Finding Your Joy: 5 Rules to a Better Life

We have always held to the hope, the belief, the conviction that there is a better life, a better world, beyond the horizon. – Franklin D. Roosevelt

You may call me an optimist but I love that quote from FDR. And I truly believe the promise of a better life is what keeps many of us going. Whether it’s financial  security, job satisfaction, or relationship harmony, I think that many of us feel like there is a promise of a better life out there.

But a promise is often times nothing more than empty words. You can’t just sit around and hope that the promise is magically fulfilled. No. I believe that you have to do your part to achieve that better life that you seek. And here are 5 Rules that will help you on your journey to a better life.

Rule 1: Love Yourself

This is probably the hardest Rule of them all. That’s why I start with it. Because once you learn to love yourself then the rest of the Rules will fall into place.  I know that in the past I have really struggled with this. And I truly believe that is a big part of why I allowed myself to gain so much weight and to be out of shape for so long. I didn’t love myself. And I didn’t believe that I was worthy of happiness.

 The inability to love yourself may stem from long ago. Or from certain events that happened in your past. And once you get on that downward spiral of feeling that you’re a “bad” person, or “unworthy”, it’s easy to continue down that path. But that is a path filled with lies. And it’s time for you to take a new direction.

You worthy of having a better life. Everyone has made mistakes.  And everyone, at one time or another, has struggled with who they are. But you need to change those old ways of thinking. Start by speaking positive affirmations to yourself. Then identify the things that you might like to change about yourself. Set small goals and work toward making those changes. Once you start reaching those goals you’ll feel empowered. And you’ll start thinking of yourself in a different light. It’s not easy, but it’s well worth it.

Love yourself. You are worthy.

Rule 2: Love Others

This Rule can be equally difficult for many. I know that it was for me for some time. But once you truly learn to love and respect others you will find a joy in life that is beyond explanation.

I think one of the key ways to do this is to learn to focus on others. Our days are filled with communications with others – e-mails, phone calls, text messages, etc. It can be overwhelming. It’s a give and take. But I’ve learned that in order to truly learn to love people you have to learn to listen to them. And that means learning to be quiet. Once you learn to listen to others you will develop a better understanding of them and their situations which will lead you to learning compassion for them.

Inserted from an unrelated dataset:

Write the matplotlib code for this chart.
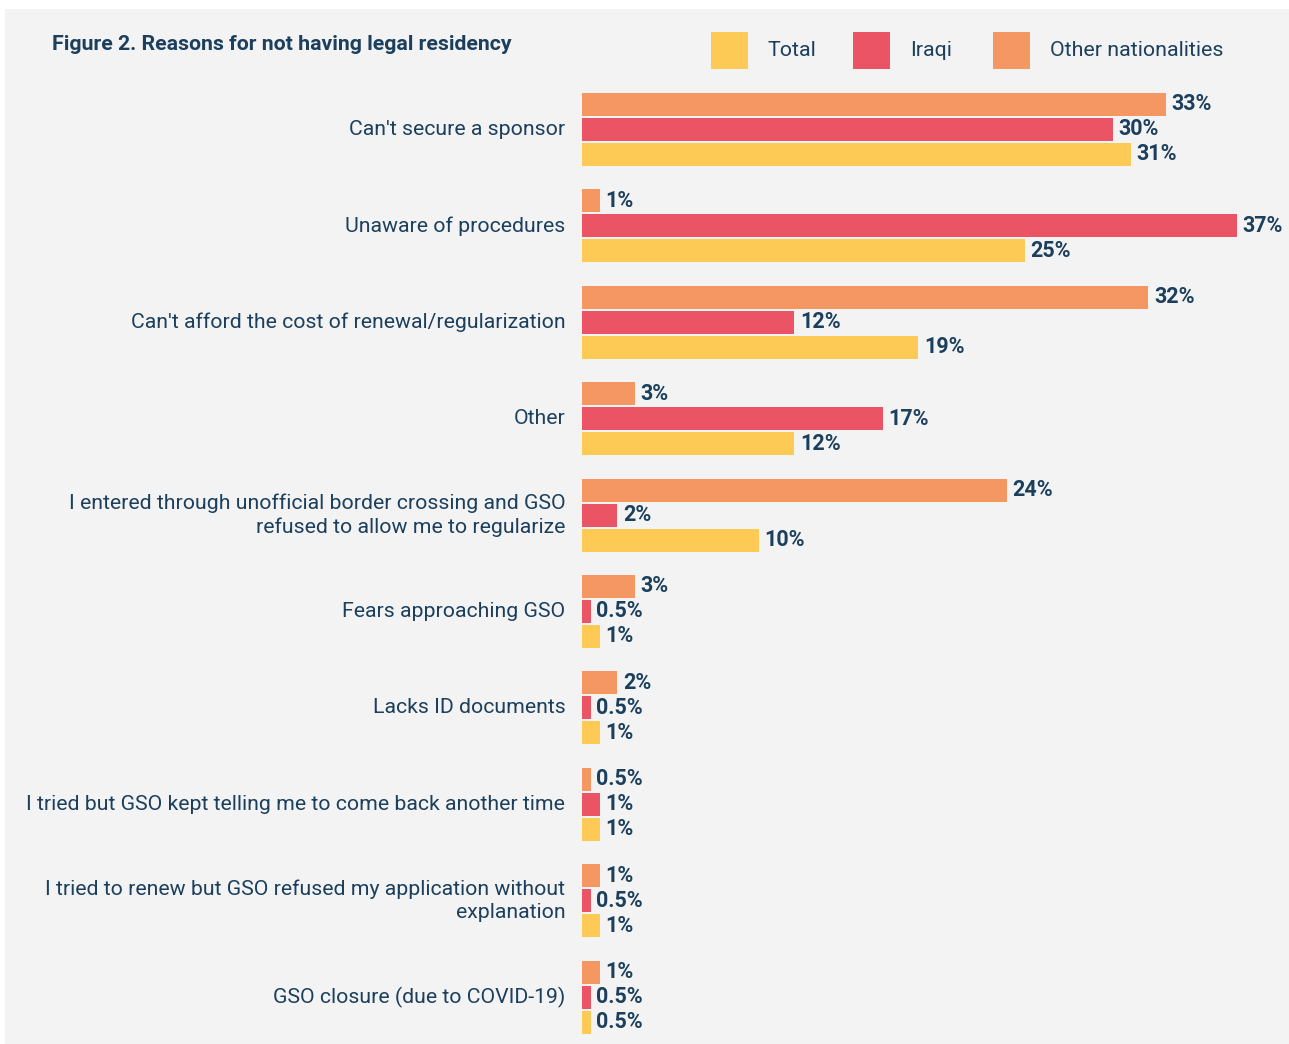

Love others as you love yourself.

Rule 3: Learn to Let Go

For many years I held on to a lot of things from my past. Mistakes, failures, bad decisions, missed opportunities, relationships. Holding onto these types of things from your past can only rob you of the present.

I read an interesting story the other day. A philosophy professor walked into her class one day with a glass of water that was half full. Many of the students thought they were going to get the age-old questions “Is the glass half full or half empty.” But instead the teacher asked them “How much does this glass weigh?”

    Answers began to fly out from across the room. The professor eventually smiled and said, “the weight is relative to the amount of time that I hold it”. She then went on to explain that if she held the glass for just a few moments, it really wasn’t that heavy. But if she were to hold it for an hour her arm would become sore and it would be difficult to hold. If she held it for the entire day her arm would most likely be paralyzed from the weight.

The professor then went on to explain that our past is like that glass of water. If we hold onto it for just a moment, it won’t have an impact. But when we continue to hold onto it we become paralyzed by it.

Learn to Let Go.

Rule 4: Get Involved.

One of the greatest joys that I have in my life is serving others through community involvement.

For me, I found that by joining organizations that served the community I was able to look beyond my own needs and to really start focusing on others. Once that happened, I realized that my life was much better than what I many times thought it was. And as I spend time around other people in need I started to develop a compassion for them that I lacked for many years.

Get involved.

Rule 5: Find Your Purpose

Years ago, I read Rick Warren’s “Purpose Driven Life”. The book is designed to be read over 40 days and over that time you really learn to analyze your life and what is important to you. It helped me to find my purpose in life which is to serve others.

If you’ve not found your purpose in life I strongly encourage you to pick up his book and spend the 40 days to read it. If you really follow through with it you will be amazed at what you discover about yourself.

Find your purpose.

 

I strongly encourage you to incorporate them into your daily life. As FDR said, there is a better life out there. You just need to do your part to make it your reality.